Hallucination

What it is

Hallucination in language models is the generation of coherent but factually incorrect or nonsensical content. Models produce tokens that are likely under the learned distribution but don’t correspond to true facts. Hallucinations are particularly problematic for knowledge-intensive tasks (QA, summarization) where factuality is critical. Hallucination is a fundamental limitation, not a bug, arising from the probabilistic nature of language modeling.

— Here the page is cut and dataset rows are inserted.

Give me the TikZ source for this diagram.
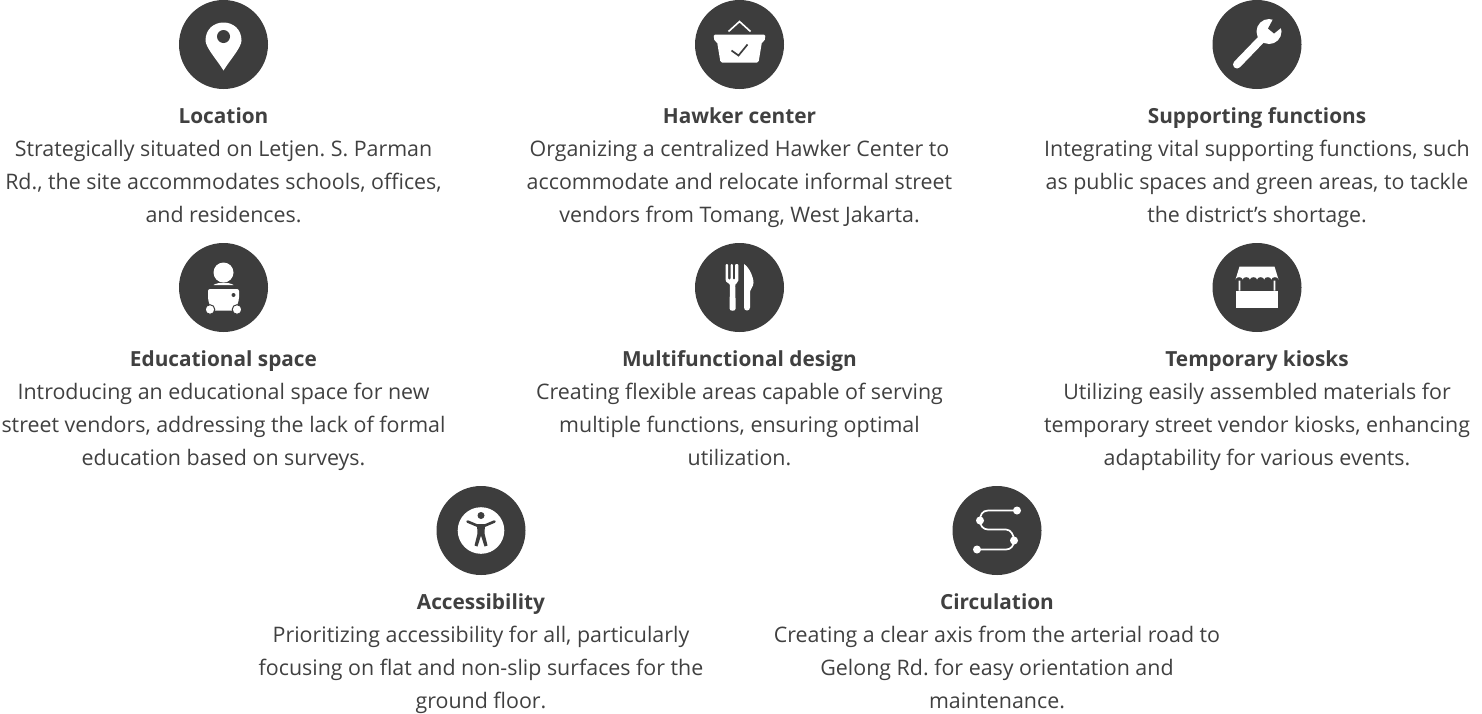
\documentclass[tikz,border=0pt]{standalone}
\usepackage{fontspec}
\setmainfont{Open Sans}
\usetikzlibrary{positioning}
\definecolor{badgegray}{HTML}{3D3D3D}
\definecolor{textgray}{HTML}{404040}
\frenchspacing
\tikzset{
  badge/.style = {circle, fill=badgegray, minimum size=89pt, inner sep=0pt},
  headline/.style = {font=\fontsize{20.8}{33}\selectfont\bfseries, text=textgray, inner sep=0pt, text height=15pt, text depth=0pt},
  blurb/.style = {font=\fontsize{21.4}{33}\selectfont\frenchspacing, text=textgray, align=center, inner sep=0pt,
    execute at begin node=\strut, execute at end node=\strut}
}
\begin{document}
\begin{tikzpicture}[x=1pt, y=-1pt, node distance = 71pt, on grid]
  \useasboundingbox (0,0) rectangle (1482,713);
  % top row
  \node[badge] (location) at (223.5,44.5) {};
  \node[badge] (hawker) at (739.5,44.5) {};
  \node[badge] (supporting) at (1257,44.5) {};
  % middle row
  \node[badge] [below=243pt of location] (educational) {};
  \node[badge] [below=243pt of hawker] (multi) {};
  \node[badge] [below=243pt of supporting] (kiosk) {};
  % bottom row
  \node[badge] (access) at (481,530.5) {};
  \node[badge] (circulation) at (997,530.5) {};

  % titles
  \node[headline] [below=of location] (locationT) {Location};
  \node[headline] [below=of hawker] (hawkerT) {Hawker center};
  \node[headline] [below=of supporting] (supportingT) {Supporting functions};
  \node[headline] [below=of educational] (educationalT) {Educational space};
  \node[headline] [below=of multi] (multiT) {Multifunctional design};
  \node[headline] [below=of kiosk] (kioskT) {Temporary kiosks};
  \node[headline] [below=of access] (accessT) {Accessibility};
  \node[headline] [below=of circulation] (circulationT) {Circulation};

  % descriptions
  \node[blurb] [below=of locationT] (locationB) {Strategically situated on Letjen. S. Parman\\Rd., the site accommodates schools, offices,\\and residences.};
  \node[blurb] [below=of hawkerT] (hawkerB) {Organizing a centralized Hawker Center to\\accommodate and relocate informal street\\vendors from Tomang, West Jakarta.};
  \node[blurb] [below=of supportingT] (supportingB) {Integrating vital supporting functions, such\\as public spaces and green areas, to tackle\\the district’s shortage.};
  \node[blurb] [below=of educationalT] (educationalB) {Introducing an educational space for new\\street vendors, addressing the lack of formal\\education based on surveys.};
  \node[blurb] [below=of multiT] (multiB) {Creating flexible areas capable of serving\\multiple functions, ensuring optimal\\utilization.};
  \node[blurb] [below=of kioskT] (kioskB) {Utilizing easily assembled materials for\\temporary street vendor kiosks, enhancing\\adaptability for various events.};
  \node[blurb] [below=of accessT] (accessB) {Prioritizing accessibility for all, particularly\\focusing on flat and non-slip surfaces for the\\ground floor.};
  \node[blurb] [below=of circulationT] (circulationB) {Creating a clear axis from the arterial road to\\Gelong Rd. for easy orientation and\\maintenance.};

  % pin
  \begin{scope}[shift={(location.center)}]
    \fill[white] (0,26) .. controls (-6,16) and (-18,3) .. (-18,-4) .. controls (-18,-15) and (-10,-22) .. (0,-22)
      .. controls (10,-22) and (18,-15) .. (18,-4) .. controls (18,3) and (6,16) .. (0,26) -- cycle;
    \fill[badgegray] (0,-8) circle (6.5);
  \end{scope}
  % basket
  \begin{scope}[shift={(hawker.center)}]
    \draw[white, line width=1.6pt] (-11,-13) -- (0,-23) -- (11,-13);
    \fill[white, rounded corners=1.5pt] (-26,-10) -- (26,-10) -- (25,-3) -- (22.5,-3) -- (19,18) -- (-19,18) -- (-22.5,-3) -- (-25,-3) -- cycle;
    \draw[badgegray, line width=1.7pt] (-8,6) -- (-1,11) -- (8,0);
  \end{scope}
  % wrench
  \begin{scope}[shift={(supporting.center)}]
    \draw[white, line width=8pt, line cap=round] (-20,20) -- (8,-9);
    \fill[white] (12,-13) circle (12.5);
    \fill[badgegray] (11,-16) -- (17,-11) -- (27,-19) -- (18,-29) -- cycle;
  \end{scope}
  % student
  \begin{scope}[shift={(educational.center)}]
    \fill[white] (0,-15) circle (10);
    \fill[white] (-10,-2.5) .. controls (-6,-5.5) and (6,-5.5) .. (10,-2.5) -- cycle;
    \fill[white, rounded corners=2pt] (-15.5,1.5) -- (15.5,1.5) -- (15.5,12) -- (12,23) -- (-12,23) -- (-15.5,12) -- cycle;
    \fill[badgegray] (10,7.5) circle (2);
    \fill[white, draw=badgegray, line width=1pt] (-13.5,22) circle (4.8) (13.5,22) circle (4.8);
  \end{scope}
  % cutlery
  \begin{scope}[shift={(multi.center)}]
    \fill[white, rounded corners=1pt] (-14,-23.5) -- (-11.3,-23.5) -- (-11.3,-8) -- (-9,-8) -- (-9,-23.5) -- (-6.7,-23.5) -- (-6.7,-8)
      -- (-4.5,-8) -- (-4.5,-23.5) -- (-1.2,-23.5) -- (-1.2,-8) .. controls (-1.2,-5) and (-4,-4) .. (-4.3,-2)
      -- (-3.8,20) .. controls (-3.8,24) and (-10,24) .. (-10,20) -- (-9.5,-2) .. controls (-10,-4) and (-14,-5) .. (-14,-9) -- cycle;
    \fill[white] (4.5,-23.5) .. controls (10,-20) and (14,-10) .. (14,-5) .. controls (14,-1) and (11,1) .. (10.5,4)
      -- (10.5,20) .. controls (10.5,24) and (4.5,24) .. (4.5,20) -- cycle;
  \end{scope}
  % stall
  \begin{scope}[shift={(kiosk.center)}]
    \fill[white] (-17.5,-21) -- (17.5,-21) -- (21.5,-8) foreach \s in {0,...,5} {arc[start angle=0, end angle=180, x radius=3.58, y radius=-2.4]} -- cycle;
    \fill[white] (-18.4,-7) rectangle (-16.6,3) (16.6,-7) rectangle (18.4,3);
    \fill[white] (-20.7,3.5) rectangle (20.7,20);
  \end{scope}
  % accessibility
  \begin{scope}[shift={(access.center)}]
    \fill[white] (0,0) circle (23.3);
    \fill[badgegray] (0,-15) circle (3.5);
    \draw[badgegray, line width=2.6pt, line cap=round] (-13.5,-9) -- (-4,-5) -- (4,-5) -- (13.5,-9);
    \fill[badgegray] (-4,-6) -- (4,-6) -- (3.5,3) -- (6.5,15) -- (3.5,16) -- (0,5) -- (-3.5,16) -- (-6.5,15) -- (-3.5,3) -- cycle;
  \end{scope}
  % route
  \begin{scope}[shift={(circulation.center)}]
    \draw[white, line width=1.7pt] (20,-20) -- (-9,-20) .. controls (-15,-20) and (-17,-15) .. (-17,-10)
      .. controls (-17,-5) and (-14,-1) .. (-9,-1) -- (9,-1) .. controls (14,-1) and (17,5) .. (17,10)
      .. controls (17,15) and (14,19) .. (9,19) -- (-20,19);
    \foreach \dotx/\doty in {20/-20, -17/-10, 17/10, -20/19}
      \fill[white] (\dotx,\doty) circle (4);
  \end{scope}
\end{tikzpicture}
\end{document}
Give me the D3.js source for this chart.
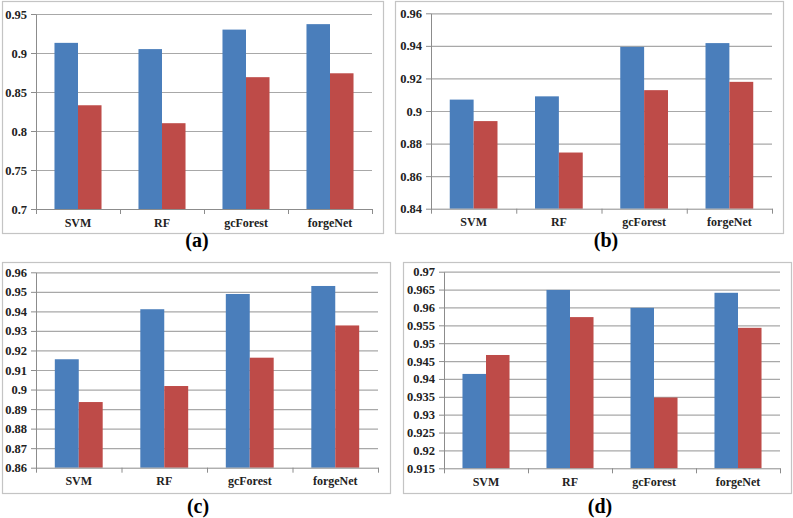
<!DOCTYPE html>
<html>
<head>
<meta charset="utf-8">
<script src="https://cdn.jsdelivr.net/npm/d3@7"></script>
<style>
  body { margin: 0; background: #fff; }
  svg { display: block; }
</style>
</head>
<body>
<div id="chart"></div>
<script>
// data
var categories = ["SVM", "RF", "gcForest", "forgeNet"]

var blueA = [0.913, 0.905, 0.930, 0.937]
var redA  = [0.833, 0.810, 0.869, 0.874]
var ticksA = [0.7, 0.75, 0.8, 0.85, 0.9, 0.95]
var labelsA = ["0.7", "0.75", "0.8", "0.85", "0.9", "0.95"]

var blueB = [0.907, 0.909, 0.9394, 0.9417]
var redB  = [0.8938, 0.8745, 0.9128, 0.9179]
var ticksB = [0.84, 0.86, 0.88, 0.9, 0.92, 0.94, 0.96]
var labelsB = ["0.84", "0.86", "0.88", "0.9", "0.92", "0.94", "0.96"]

var blueC = [0.9155, 0.9411, 0.9489, 0.953]
var redC  = [0.8936, 0.9018, 0.9163, 0.9328]
var ticksC = [0.86, 0.87, 0.88, 0.89, 0.9, 0.91, 0.92, 0.93, 0.94, 0.95, 0.96]
var labelsC = ["0.86", "0.87", "0.88", "0.89", "0.9", "0.91", "0.92", "0.93", "0.94", "0.95", "0.96"]

var blueD = [0.9414, 0.9649, 0.9599, 0.9641]
var redD  = [0.9467, 0.9573, 0.9348, 0.9543]
var ticksD = [0.915, 0.92, 0.925, 0.93, 0.935, 0.94, 0.945, 0.95, 0.955, 0.96, 0.965, 0.97]
var labelsD = ["0.915", "0.92", "0.925", "0.93", "0.935", "0.94", "0.945", "0.95", "0.955", "0.96", "0.965", "0.97"]

var panelNames = ["(a)", "(b)", "(c)", "(d)"]

var width = 793
var height = 518
var blue = "#4a7ebb"
var red = "#be4b48"
var gridColor = "#a8a8a8"
var axisColor = "#8c8c8c"
var serif = "'Liberation Serif', 'Times New Roman', serif"

var svg = d3.select("#chart")
    .append("svg")
    .attr("width", width)
    .attr("height", height)

// frame box, plot area, caption position for each panel
var panels = [
    { frame: [2, 1, 383, 233], plot: [36, 14, 372, 209], cap: [197, 247], blue: blueA, red: redA, ticks: ticksA, labels: labelsA },
    { frame: [395, 1, 783, 233], plot: [431, 13.3, 772, 208.7], cap: [606, 247], blue: blueB, red: redB, ticks: ticksB, labels: labelsB },
    { frame: [2, 262, 390, 493], plot: [36, 272.3, 378, 467.7], cap: [198, 513], blue: blueC, red: redC, ticks: ticksC, labels: labelsC },
    { frame: [403, 262, 791, 493], plot: [444, 271.7, 780, 468.3], cap: [600, 513], blue: blueD, red: redD, ticks: ticksD, labels: labelsD }
]

panels.forEach(function(p, i) { drawPanel(p, panelNames[i]) })

function drawPanel(p, name) {
    var g = svg.append("g")

    g.append("rect")
        .attr("x", p.frame[0] + 0.5)
        .attr("y", p.frame[1] + 0.5)
        .attr("width", p.frame[2] - p.frame[0])
        .attr("height", p.frame[3] - p.frame[1])
        .attr("fill", "none")
        .attr("stroke", "#c4c4c4")
        .attr("stroke-width", 1.2)

    var left = p.plot[0], top = p.plot[1], right = p.plot[2], bottom = p.plot[3]

    var y = d3.scaleLinear()
        .domain([p.ticks[0], p.ticks[p.ticks.length - 1]])
        .range([bottom, top])

    var x0 = d3.scaleBand()
        .domain(categories)
        .range([left, right])
        .padding(0)

    var x1 = d3.scaleBand()
        .domain(["blue", "red"])
        .range([x0.bandwidth() * 0.22, x0.bandwidth() * 0.78])
        .padding(0)

    // gridlines
    var grid = g.append("g")
        .attr("transform", "translate(" + left + ",0)")
        .call(d3.axisRight(y).tickValues(p.ticks.slice(1)).tickSize(right - left).tickFormat(""))
    grid.select(".domain").remove()
    grid.selectAll("line").attr("stroke", gridColor).attr("stroke-width", 1.2)

    // bars
    var rows = categories.map(function(c, k) { return { cat: c, blue: p.blue[k], red: p.red[k] } })
    var groups = g.selectAll(".cat")
        .data(rows)
        .enter()
        .append("g")
        .attr("transform", function(d) { return "translate(" + x0(d.cat) + ",0)" })

    groups.selectAll("rect")
        .data(function(d) { return [{ key: "blue", v: d.blue }, { key: "red", v: d.red }] })
        .enter()
        .append("rect")
        .attr("x", function(d) { return x1(d.key) })
        .attr("y", function(d) { return y(d.v) })
        .attr("width", x1.bandwidth())
        .attr("height", function(d) { return bottom - y(d.v) })
        .attr("fill", function(d) { return d.key == "blue" ? blue : red })

    // y axis
    var yAxis = g.append("g")
        .attr("transform", "translate(" + left + ",0)")
        .call(d3.axisLeft(y).tickValues(p.ticks).tickFormat(function(d, k) { return p.labels[k] }).tickSize(5).tickSizeOuter(0))
    yAxis.select(".domain").attr("stroke", axisColor)
    yAxis.selectAll("line").attr("stroke", axisColor)
    yAxis.selectAll("text")
        .attr("x", -9)
        .attr("fill", "#222")
        .style("font-family", serif)
        .style("font-weight", "bold")
        .style("font-size", "12.5px")

    // x axis: ticks sit between categories
    var xb = d3.scaleLinear().domain([0, categories.length]).range([left, right])
    var xAxis = g.append("g")
        .attr("transform", "translate(0," + bottom + ")")
        .call(d3.axisBottom(xb).tickValues(d3.range(categories.length + 1)).tickFormat("").tickSize(5).tickSizeOuter(0))
    xAxis.select(".domain").attr("stroke", axisColor)
    xAxis.selectAll("line").attr("stroke", axisColor)

    var xLab = g.append("g")
        .attr("transform", "translate(0," + bottom + ")")
        .call(d3.axisBottom(x0).tickSize(0))
    xLab.select(".domain").remove()
    xLab.selectAll("text")
        .attr("y", 9)
        .attr("fill", "#222")
        .style("font-family", serif)
        .style("font-weight", "bold")
        .style("font-size", "12px")

    g.append("text")
        .attr("x", p.cap[0])
        .attr("y", p.cap[1])
        .attr("text-anchor", "middle")
        .style("font-family", serif)
        .style("font-weight", "bold")
        .style("font-size", "20px")
        .text(name)
}
</script>
</body>
</html>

[illustrate: Model generating plausible-sounding but false statement; contrasted with factually correct alternative; confidence scores showing model is equally confident in both]

How it works

Root cause: Language models predict likely tokens, not true tokens
- P(token | context) ≠ P(token is true | context)
- Model learns statistical patterns, not world knowledge
Factors increasing hallucination:
- Low or rare data in training (model less confident)
- Out-of-domain questions (no relevant training examples)
- Long generation (errors accumulate)
- Ambiguous or incomplete prompts
Manifestations:
- Invented facts: “The capital of France is Rome” (confident but wrong)
- Made-up citations: “[Smith et al., 2025]” (plausible format, non-existent paper)
- Contradictions within same response
- Confabulation of reasoning steps

Example

# Hallucination example:
Q: "Which novel did Jane Austen publish in 1807?"
A: "Emma" (WRONG - Emma was 1815; actually: *Northanger Abbey*)
Model is confident despite inaccuracy

# Grounded variant (with RAG):
Context: "Jane Austen's novels: Pride and Prejudice (1813), Emma (1815), ..."
Q: "Which novel did Jane Austen publish in 1807?"
A: "I don't find a Jane Austen novel published in 1807 based on provided context."
(Grounding prevents hallucination)

Variants and history

Hallucination is inherent to language models; well-documented with GPT-3/4. Chain-of-thought prompting helps but doesn’t eliminate. Self-critique and Constitutional AI reduce (not eliminate) hallucinations. Retrieval augmentation (RAG) dramatically reduces hallucinations by grounding in external knowledge. Smaller models hallucinate more; larger models hallucinate differently (more convincingly). Open problem: principled detection and mitigation.

When to use it

Be aware of hallucination when:

Deploying models for knowledge-intensive tasks
Users expect factuality (QA, medical, legal advice)
Combining model outputs with real-world actions
Generating long content (error accumulation)

Mitigation strategies:

Use RAG to ground outputs in documents
Ask model for sources and verify
Use fact-checking models post-hoc
Combine with expert review for critical applications
Smaller domains/closed-book systems more reliable